AC: Your pressing present?

SW: What are we when we are reading poetry? This is a great question. We are living to the fullest extent when we are reading great poetry, maybe even more than writing, which is a hard fight all the time.

AC: At tremendous speeds.

SW: I always feel I have to fight at least on two fronts at the same time.

AC: What are the attributes that make a table tennis player a favorite?

SW: That also speaks of the speaker in relation to characters and community and construction of the struggling subjectivity.

AC: T Square as the drafting instrument, Times Square, Tiananmen Square.

SW: I really like your formulation of imaginary present. By imaginary you mean the rejection of the actual, the construction of the alternative?

AC: I have a friend whose grandfather was a world champion in table tennis.

SW: How does quantum mechanics work at the center of a black hole? How does an individual poet function and act in the center of an unprecedented empire?

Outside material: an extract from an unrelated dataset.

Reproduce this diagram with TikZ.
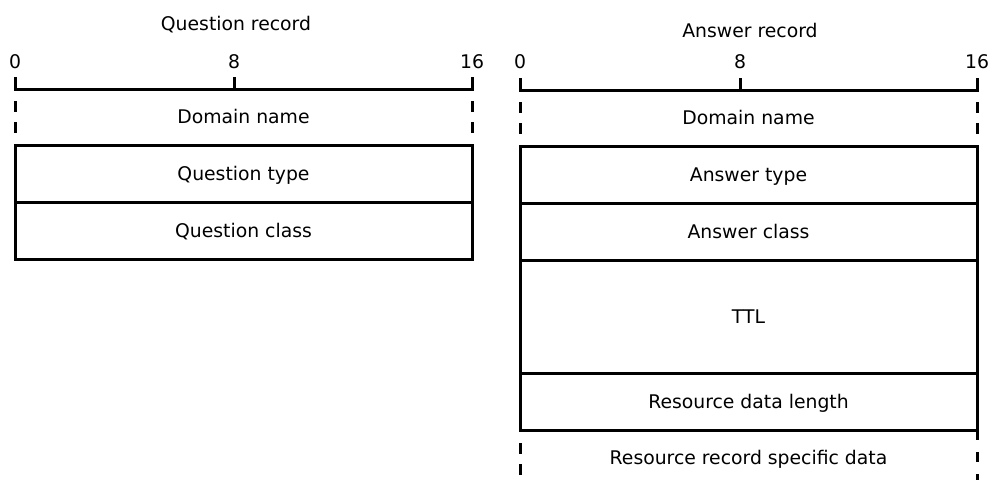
\documentclass[tikz,border=0pt]{standalone}
\usepackage{fontspec}
\setmainfont{DejaVu Sans}
\begin{document}
\begin{tikzpicture}[x=1pt,y=-1pt, line width=3pt,
  lbl/.style={font=\fontsize{18.8}{22}\selectfont, inner sep=0pt, text height=13.7pt, text depth=0pt},
  sidedash/.style={dash pattern=on 11pt off 10pt}]
\useasboundingbox (0,0) rectangle (991,480);
% ---------- Question record ----------
\node[lbl] (qtitle) at (236,24) {Question record};
\node[lbl] (q0) at (15,62) {0};
\node[lbl] (q8) at (234,62) {8};
\node[lbl] (q16) at (472,62) {16};
\coordinate (qa) at (15,77);
\coordinate (qb) at (15,89);
\coordinate (qc) at (472,89);
\coordinate (qd) at (472,77);
\coordinate (qm1) at (234,77);
\coordinate (qm2) at (234,89);
\draw (qa) -- (qb) -- (qc) -- (qd);
\draw (qm1) -- (qm2);
\coordinate (qdl1) at (15,101);
\coordinate (qdl2) at (15,133);
\coordinate (qdr1) at (472,101);
\coordinate (qdr2) at (472,133);
\draw[sidedash] (qdl1) -- (qdl2);
\draw[sidedash] (qdr1) -- (qdr2);
\node[lbl] (qdom) at (243.5,117) {Domain name};
\draw (15,145) rectangle (472,202);
\draw (15,202) rectangle (472,259);
\node[lbl] (qtype) at (243.5,173.5) {Question type};
\node[lbl] (qclass) at (243.5,230.5) {Question class};
% ---------- Answer record ----------
\node[lbl] (atitle) at (750,31) {Answer record};
\node[lbl] (a0) at (520,62) {0};
\node[lbl] (a8) at (740,62) {8};
\node[lbl] (a16) at (977,62) {16};
\coordinate (aa) at (520,78);
\coordinate (ab) at (520,90);
\coordinate (ac) at (977,90);
\coordinate (ad) at (977,78);
\coordinate (am1) at (740,78);
\coordinate (am2) at (740,90);
\draw (aa) -- (ab) -- (ac) -- (ad);
\draw (am1) -- (am2);
\coordinate (adl1) at (520,102);
\coordinate (adl2) at (520,134);
\coordinate (adr1) at (977,102);
\coordinate (adr2) at (977,134);
\draw[sidedash] (adl1) -- (adl2);
\draw[sidedash] (adr1) -- (adr2);
\node[lbl] (adom) at (748.5,118) {Domain name};
\draw (520,146) rectangle (977,203);
\draw (520,203) rectangle (977,260);
\draw (520,260) rectangle (977,373);
\draw (520,373) rectangle (977,430);
\node[lbl] (atype) at (748.5,174.5) {Answer type};
\node[lbl] (aclass) at (748.5,231.5) {Answer class};
\node[lbl] (attl) at (748.5,316.5) {TTL};
\node[lbl] (alen) at (748.5,401.5) {Resource data length};
\coordinate (ael1) at (520,443);
\coordinate (ael2) at (520,475);
\coordinate (aer1) at (977,430);
\coordinate (aer2) at (977,480);
\draw[sidedash] (ael1) -- (ael2);
\draw[dash pattern=on 10pt off 12pt] (aer1) -- (aer2);
\node[lbl] (adata) at (748.5,458) {Resource record specific data};
\end{tikzpicture}
\end{document}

AC: One entry is metaphor.

SW: My question is, how can we change or effect changes of the actual? 

AC: Especially matter appearing in multiple states of space and time simultaneously.

SW: So not exactly an epistemological foil.

AC: Like the text’s body politic?

SW: I certainly like your idea of invisible community.

AC: The students read your book.

SW: Anything predictable is a failure.

AC: [note/for later: how does table tennis relate to light speeds like a Cubist painting or Stein/object? isn’t spacetime curved? look up.]

SW: As I wrote somewhere in the book, Something didn’t really happen unless we can write about it. Happening is not just an instant in the historical sense but an infinite process/period for us to bear all its consequences (and causes). And this process constitutes our subjectivity. Think about our first love. Think about our lost love.

AC: Speed and time. She/he identity (te). 

SW: Writing seems to be the best way if not the only way to know it. Not just “an aid to memory.”

AC: But I am also interested in the hard science. 

SW: Technically it’s speed and accuracy. 

AC: You say the inventor of the word “quark” came up with the spelling from Finnegans Wake.

SW: At the highest level, table tennis is about the quickness and strength of the mind, but a well-trained and fit body is a prerequisite.

AC: A student talked about wanting to communicate and called it “reclamation.”

SW: Poems can definitely be constructed based on forms of nanotechnology.

AC: How can narration be conceptualized in the higher dimensions of the multiverse?

SW: Does a poem have a supermassive black hole? This is work-in-progress.